Rex V. Anthony Enahoro (1947) LJR-WACA

Rex V. Anthony Enahoro (1947)

LawGlobal Hub Judgment Report – West African Court of Appeal

Criminal Law—Inciting to Mutiny—Nigeria Criminal Code, sections 44 (a)and 45 (b) distinguished—Meaning of ” advisedly “—Sentence—Previous conviction for different class of offence—Reduction of sentence.

Section 44 (a) of the Criminal Code creates the offence of deliberately attempting to seduce members of the Police Force from their duty and allegiance, while section 45 (b) creates the offence of attempting to induce them to disobey a specific order given them by a superior officer. The first strikes at the very basis of duty and allegiance, so that whenever certain circumstances shall arise they shall fail therein. The second aims at securing disobedience to a specific order given at a particular time.

Cases referred to:

  1. R. v. Bowman, 22 Cox C.C. 729; 76 J.P. 271.
  2. R. v. Fuller, 126 E.R. 847.

Appeal from the Supreme Court of Nigeria.

Taylor for Appellant.

Stephens, Crown Counsel, for Respondent.

The following joint judgment was delivered:

This is an appeal against a conviction for an offence contrary to section 44 (a) of the Criminal Code. The particulars of the offence as stated in the charge are that the appellant:—

” On the 8th October, 1946, at the King George V Memorial Hall, Warri, in the province of Warri, advisedly did attempt to seduce members of the Nigeria Police Force from their duty and allegiance to His Majesty.”

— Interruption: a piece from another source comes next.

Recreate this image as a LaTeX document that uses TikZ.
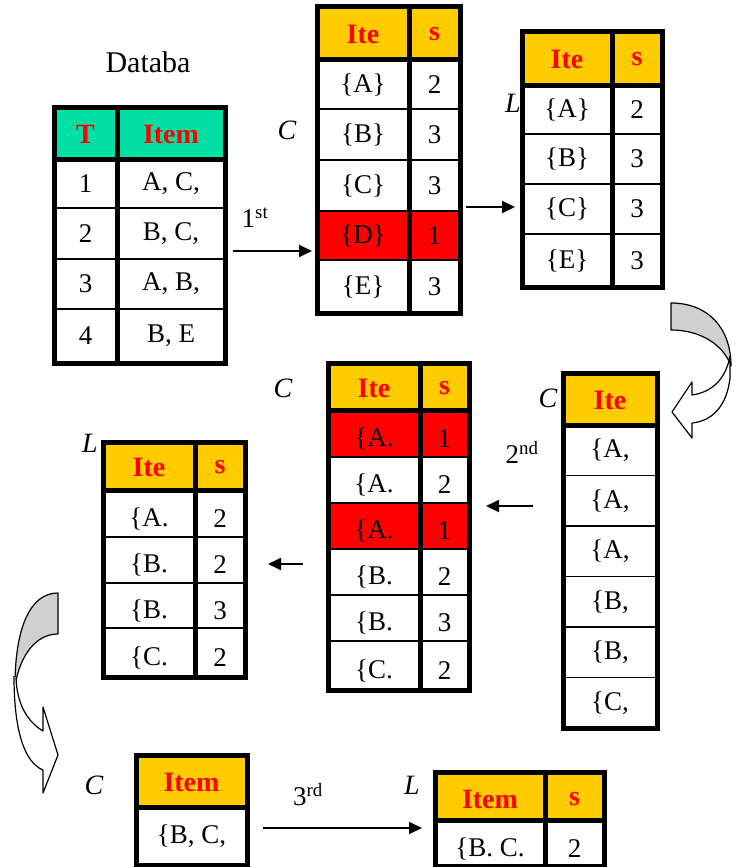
\documentclass[tikz,border=0pt]{standalone}
\usepackage{fontspec}
\setmainfont{Liberation Serif}
\usepackage{tikz}
\usetikzlibrary{arrows.meta}

\definecolor{hdryellow}{RGB}{255,204,0}
\definecolor{hdrgreen}{RGB}{0,224,165}
\definecolor{rowred}{RGB}{255,0,0}
\definecolor{bandgray}{RGB}{208,208,208}

\tikzset{
  tabframe/.style={line width=5pt},
  rowline/.style={line width=1.5pt},
  hdr/.style={text=red, font=\fontsize{28}{30}\selectfont\bfseries},
  cell/.style={font=\fontsize{27}{30}\selectfont},
  lbl/.style={font=\fontsize{28}{30}\selectfont\itshape},
  passtxt/.style={font=\fontsize{27}{30}\selectfont},
  arr/.style={line width=1.8pt, -{Triangle[length=13pt, width=12pt]}},
  band/.style={draw=black, line width=1.2pt, line join=round},
}

\begin{document}
\begin{tikzpicture}[x=1pt, y=-1pt]

\useasboundingbox (0,0) rectangle (740,867);

% draw database table
\fill[hdrgreen] (54,107) rectangle (225,159);
\foreach \y in {208,259,309} \draw[rowline] (54,\y) -- (225,\y);
\draw[tabframe] (54,107) rectangle (225,363);
\draw[tabframe] (117,107) -- (117,363);
\draw[tabframe] (54,159) -- (225,159);
\node[passtxt, font=\fontsize{30}{32}\selectfont] (dbtitle) at (148,62) {Databa};
\node[hdr] (dbT) at (85.5,134) {T};
\node[hdr] (dbI) at (171,134) {Item};
\foreach \t/\i/\y in {1/{A, C,}/183.5, 2/{B, C,}/233.5, 3/{A, B,}/284, 4/{B, E}/336}{
  \node[cell] (dbt\t) at (85.5,\y) {\t};
  \node[cell] (dbi\t) at (171,\y) {\i};
}

% draw first candidate table
\fill[hdryellow] (317,7) rectangle (460,60);
\fill[rowred] (317,211) rectangle (460,260);
\foreach \y in {109,160,211,260} \draw[rowline] (317,\y) -- (460,\y);
\draw[tabframe] (317,7) rectangle (460,313);
\draw[tabframe] (409,7) -- (409,313);
\draw[tabframe] (317,60) -- (460,60);
\node[lbl] (cone) at (287,130) {C};
\node[hdr] (conei) at (363,34.5) {Ite};
\node[hdr] (cones) at (434.5,34.5) {s};
\foreach \a/\s/\y in {A/2/84.5, B/3/134.5, C/3/185.5, D/1/235.5, E/3/286.5}{
  \node[cell] (conei\a) at (363,\y) {\{\a\}};
  \node[cell] (cones\a) at (434.5,\y) {\s};
}

% draw first large table
\fill[hdryellow] (522,32) rectangle (662,85);
\foreach \y in {134,184,234} \draw[rowline] (522,\y) -- (662,\y);
\draw[tabframe] (522,32) rectangle (662,287);
\draw[tabframe] (612,32) -- (612,287);
\draw[tabframe] (522,85) -- (662,85);
\node[lbl] (lone) at (513,103) {L};
\node[hdr] (lonei) at (567,59.5) {Ite};
\node[hdr] (lones) at (637,59.5) {s};
\foreach \a/\s/\y in {A/2/109.5, B/3/159, C/3/209, E/3/260.5}{
  \node[cell] (lonei\a) at (567,\y) {\{\a\}};
  \node[cell] (lones\a) at (637,\y) {\s};
}

% draw second candidate list
\fill[hdryellow] (563,373) rectangle (657,425);
\foreach \y in {475.5,526,576.5,627,677.5} \draw[rowline] (563,\y) -- (657,\y);
\draw[tabframe] (563,373) rectangle (657,728);
\draw[tabframe] (563,425) -- (657,425);
\node[lbl] (ctwol) at (548,398) {C};
\node[hdr] (ctwoli) at (610,400) {Ite};
\foreach \a/\y [count=\r] in {A/450, A/501, A/551.5, B/602, B/652.5, C/703}
  \node[cell] (ctwol\r) at (610,\y) {\{\a,};

% draw second candidate table with counts
\fill[hdryellow] (328,363) rectangle (469,410);
\fill[rowred] (328,410) rectangle (469,457);
\fill[rowred] (328,503) rectangle (469,549);
\foreach \y in {457,503,549,595,641} \draw[rowline] (328,\y) -- (469,\y);
\draw[tabframe] (328,363) rectangle (469,690);
\draw[tabframe] (420,363) -- (420,690);
\draw[tabframe] (328,410) -- (469,410);
\node[lbl] (ctwo) at (283,388) {C};
\node[hdr] (ctwoi) at (374,388) {Ite};
\node[hdr] (ctwos) at (444.5,388) {s};
\foreach \a/\s/\y [count=\r] in {A/1/433.5, A/2/480, A/1/526, B/2/572, B/3/618, C/2/665.5}{
  \node[cell] (ctwoi\r) at (374,\y+5) {\{\a.};
  \node[cell] (ctwos\r) at (444.5,\y+5) {\s};
}

% draw second large table
\fill[hdryellow] (103,442) rectangle (245,490);
\foreach \y in {537,583,628} \draw[rowline] (103,\y) -- (245,\y);
\draw[tabframe] (103,442) rectangle (245,677);
\draw[tabframe] (195,442) -- (195,677);
\draw[tabframe] (103,490) -- (245,490);
\node[lbl] (ltwo) at (90,443) {L};
\node[hdr] (ltwoi) at (149,467) {Ite};
\node[hdr] (ltwos) at (220,467) {s};
\foreach \a/\s/\y [count=\r] in {A/2/513.5, B/2/560, B/3/605.5, C/2/652.5}{
  \node[cell] (ltwoi\r) at (149,\y+5) {\{\a.};
  \node[cell] (ltwos\r) at (220,\y+5) {\s};
}

% draw third candidate table
\fill[hdryellow] (136,755) rectangle (247,807);
\draw[tabframe] (136,755) rectangle (247,865);
\draw[tabframe] (136,807) -- (247,807);
\node[lbl] (cthree) at (94,785) {C};
\node[hdr] (cthreei) at (191.5,782) {Item};
\node[cell] (cthreer) at (191.5,836) {\{B, C,};

% draw third large table
\fill[hdryellow] (435,772) rectangle (604,820);
\draw[tabframe] (435,772) rectangle (604,866);
\draw[tabframe] (545,772) -- (545,866);
\draw[tabframe] (435,820) -- (604,820);
\node[lbl] (lthree) at (412,785) {L};
\node[hdr] (lthreei) at (490,799) {Item};
\node[hdr] (lthrees) at (574.5,799) {s};
\node[cell] (lthreer) at (490,849) {\{B. C.};
\node[cell] (lthreec) at (574.5,849) {2};

% draw passes
\coordinate (pa) at (233,251);
\coordinate (pb) at (312,251);
\coordinate (pc) at (466,207);
\coordinate (pd) at (515,207);
\coordinate (pe) at (533,506);
\coordinate (pf) at (486,506);
\coordinate (pg) at (303,564);
\coordinate (ph) at (268,564);
\coordinate (pi) at (263,828);
\coordinate (pj) at (422,828);
\draw[arr] (pa) -- (pb);
\draw[arr] (pc) -- (pd);
\draw[arr] (pe) -- (pf);
\draw[arr] (pg) -- (ph);
\draw[arr] (pi) -- (pj);
\node[passtxt] (first) at (255,218) {1\textsuperscript{st}};
\node[passtxt] (second) at (522,452) {2\textsuperscript{nd}};
\node[passtxt] (third) at (308,795) {3\textsuperscript{rd}};

% draw curved arrows
\filldraw[band, fill=bandgray] (671,303) .. controls (708,303) and (731,328) .. (731,366)
                             .. controls (724,346) and (702,330) .. (671,330) -- cycle;
\filldraw[band, fill=white] (730,356) -- (730,378) .. controls (727,405) and (713,421) .. (692,423)
                             -- (692,438) -- (672,412) -- (692,382) -- (692,395)
                             .. controls (713,392) and (726,378) .. (730,356);

\filldraw[band, fill=bandgray] (58,593) .. controls (30,593) and (15,628) .. (15,686)
                             .. controls (20,655) and (36,634) .. (58,634) -- cycle;
\filldraw[band, fill=white] (14,676) .. controls (14,730) and (24,762) .. (43,770)
                             -- (43,793) -- (58,755) -- (43,707) -- (43,731)
                             .. controls (28,722) and (17,705) .. (16,678);

\end{tikzpicture}
\end{document}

Evidence was adduced on behalf of the Crown that the appellant at a meeting at which some 200 people were present, including several members of the Police Force, uttered words, in the course of a lecture given by him, to the following effect:—

” And now you policemen. I know many of you are here. I wish to talk to you as I have always spoken to those of you in other places I have visited ; though we know we have neither matchets nor guns but in the event of a riot when we want to fight for our rights should any of you take up arms to fire at anyone of us we will know he is a traitor to this country.”

Three witnesses, all policemen, testified to the words used and although there are certain verbal variations the several versions are substantially the same.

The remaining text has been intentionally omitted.